The design now fits comfortably on the xc7z020 with 66% LUT headroom.


Integrating the IP in Vivado

After synthesis, the exported IP is at:

cifar10_hls/solution1/impl/export.zip

In Vivado block design:

  1. Add export.zip as an IP repository (IP Catalog → Add Repository).
  2. Instantiate cifar10_infer.
  3. Connect gmem (AXI Master) → Zynq PS HP slave port (S_AXI_HP0). This is the high-bandwidth path for DMA — HP ports bypass the GP bus and connect directly to the DDR controller.
  4. Connect control (AXI-Lite slave) → Zynq PS GP master port (M_AXI_GP0). This is the low-bandwidth path for register access — the PS writes the image pointer address and reads the prediction result here.
  5. Connect clocks and resets. The HP and GP ports can share the same PL clock.
  6. Add an AXI Interconnect or SmartConnect between each Zynq port and the IP if needed by the block automation.

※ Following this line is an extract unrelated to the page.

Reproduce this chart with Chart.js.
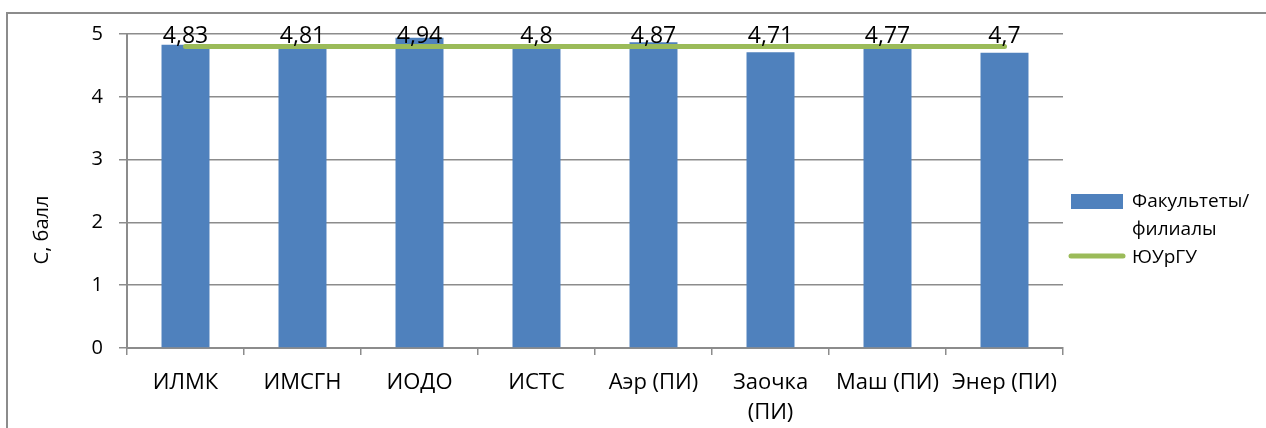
<!DOCTYPE html>
<html>
<head>
<meta charset="utf-8">
<script src="https://cdn.jsdelivr.net/npm/chart.js"></script>
<style>
  html, body { margin: 0; padding: 0; background: #fff; overflow: hidden; }
  #wrap { position: relative; width: 1266px; height: 428px; }
  /* outer chart frame, cut off at right and bottom like the reference */
  #frame {
    position: absolute; left: 6px; top: 12px; width: 1400px; height: 600px;
    border: 2px solid #8c8c8c; box-sizing: border-box;
  }
  #score-chart { position: absolute; left: 0; top: 0; }
</style>
</head>
<body>
<div id="wrap">
  <div id="frame"></div>
  <canvas id="score-chart" width="1266" height="428"></canvas>
</div>
<script>
/* ==========================
   Data
========================== */
const categories = [
  'ИЛМК', 'ИМСГН', 'ИОДО', 'ИСТС', 'Аэр (ПИ)', ['Заочка', '(ПИ)'], 'Маш (ПИ)', 'Энер (ПИ)'
];
const facultyScores = [4.83, 4.81, 4.94, 4.8, 4.87, 4.71, 4.77, 4.7];
const universityScores = [4.8, 4.8, 4.8, 4.8, 4.8, 4.8, 4.8, 4.8];
const yTicks = [0, 1, 2, 3, 4, 5];
const yTitle = 'С, балл';
const barLabel = ['Факультеты/', 'филиалы'];
const lineLabel = 'ЮУрГУ';

const FONT = "'Open Sans', sans-serif";
const BLUE = '#4F81BD';
const GREEN = '#9BBB59';
const GRID = '#8c8c8c';

/* ==========================
   Plugins
========================== */
// value labels above the bars, all on the same row near the top
const valueLabels = {
  id: 'valueLabels',
  afterDatasetsDraw(chart) {
    const ctx = chart.ctx;
    const meta = chart.getDatasetMeta(1);
    const y = chart.scales.y.getPixelForValue(yTicks[yTicks.length - 1]) + 9;
    ctx.save();
    ctx.font = '23px ' + FONT;
    ctx.fillStyle = '#000';
    ctx.textAlign = 'center';
    ctx.textBaseline = 'alphabetic';
    meta.data.forEach((bar, i) => {
      ctx.fillText(String(facultyScores[i]).replace('.', ','), bar.x, y);
    });
    ctx.restore();
  }
};

// y axis title, placed like the original (centred on the whole frame)
const axisTitle = {
  id: 'axisTitle',
  afterDraw(chart) {
    const ctx = chart.ctx;
    ctx.save();
    ctx.translate(42, 230);
    ctx.rotate(-Math.PI / 2);
    ctx.font = '20px ' + FONT;
    ctx.fillStyle = '#000';
    ctx.textAlign = 'center';
    ctx.textBaseline = 'middle';
    ctx.fillText(yTitle, 0, 0);
    ctx.restore();
  }
};

// legend on the right with a two-line label
const sideLegend = {
  id: 'sideLegend',
  afterDraw(chart) {
    const ctx = chart.ctx;
    const x0 = chart.chartArea.right + 8;
    ctx.save();
    ctx.font = '19px ' + FONT;
    ctx.fillStyle = '#000';
    ctx.textAlign = 'left';
    ctx.textBaseline = 'middle';
    // bar entry
    ctx.fillStyle = chart.data.datasets[1].backgroundColor;
    ctx.fillRect(x0, 194, 52, 15);
    ctx.fillStyle = '#000';
    barLabel.forEach((t, i) => ctx.fillText(t, x0 + 61, 202 + i * 28));
    // line entry
    ctx.strokeStyle = chart.data.datasets[0].borderColor;
    ctx.lineWidth = 5;
    ctx.lineCap = 'round';
    ctx.beginPath();
    ctx.moveTo(x0, 256);
    ctx.lineTo(x0 + 52, 256);
    ctx.stroke();
    ctx.fillText(lineLabel, x0 + 61, 258);
    ctx.restore();
  }
};

/* ==========================
   Chart Initialization
========================== */
const ctx = document.getElementById('score-chart').getContext('2d');
const scoreChart = new Chart(ctx, {
  type: 'bar',
  data: {
    labels: categories,
    datasets: [
      {
        type: 'line',
        label: lineLabel,
        data: universityScores,
        borderColor: GREEN,
        borderWidth: 5,
        borderCapStyle: 'round',
        pointRadius: 0,
        tension: 0,
        order: 0,
      },
      {
        type: 'bar',
        label: barLabel.join(''),
        data: facultyScores,
        backgroundColor: BLUE,
        barPercentage: 0.41,
        categoryPercentage: 1.0,
        order: 1,
      },
    ],
  },
  options: {
    responsive: false,
    animation: false,
    layout: { padding: { left: 0, right: 203, top: 34, bottom: 0 } },
    plugins: {
      legend: { display: false },
      tooltip: { enabled: false },
    },
    scales: {
      x: {
        afterFit: (scale) => { scale.height = 80; },
        grid: {
          offset: true,
          drawOnChartArea: false,
          drawTicks: true,
          tickLength: 7,
          color: GRID,
          lineWidth: 1.5,
        },
        border: { color: GRID, width: 2 },
        ticks: {
          color: '#000',
          padding: 12,
          maxRotation: 0,
          autoSkip: false,
          font: { family: FONT, size: 22, lineHeight: 1.4 },
        },
      },
      y: {
        min: 0,
        max: 5,
        afterFit: (scale) => { scale.width = 127; },
        grid: {
          color: GRID,
          lineWidth: 1.5,
          tickLength: 8,
        },
        border: { color: GRID, width: 2 },
        ticks: {
          stepSize: 1,
          color: '#000',
          padding: 16,
          font: { family: FONT, size: 20 },
        },
      },
    },
  },
  plugins: [valueLabels, axisTitle, sideLegend],
});
</script>
</body>
</html>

From the PS (Linux or bare-metal), usage is:

  1. Allocate a physically contiguous buffer, write 3072 float16 pixels.
  2. Write the physical address of that buffer to the image_in address register via /dev/mem or a UIO/XDMA driver.
  3. Write 1 to ap_start.
  4. Poll ap_done (or configure an interrupt on ap_ready).
  5. Read the 4-bit pred_out register.

Summary

Stage File Purpose
Float reference infer_txt_localds_fixed.cpp Validate architecture and weights
HLS kernel infer_txt_localds_fixed_hls.cpp C-sim + RTL synthesis target
Testbench tb_cifar10.cpp 10-image pass/fail gate
Weight converter dump_weights_to_hls.py Q1.7 txt → .inc ROM arrays
HLS flow run_hls.tcl Automate csim + synth + export

The four problems encountered during development — CRLF parsing, ap_fixed C-sim divergence, elaboration deadlock from over-pipelining, and 64-bit multipliers in maxpool — each had a clear root cause and a targeted fix. None required redesigning the overall approach. The final synthesised design meets 100 MHz timing at 136.99 MHz Fmax and fits on the xc7z020 at 34% LUT and 86% BRAM.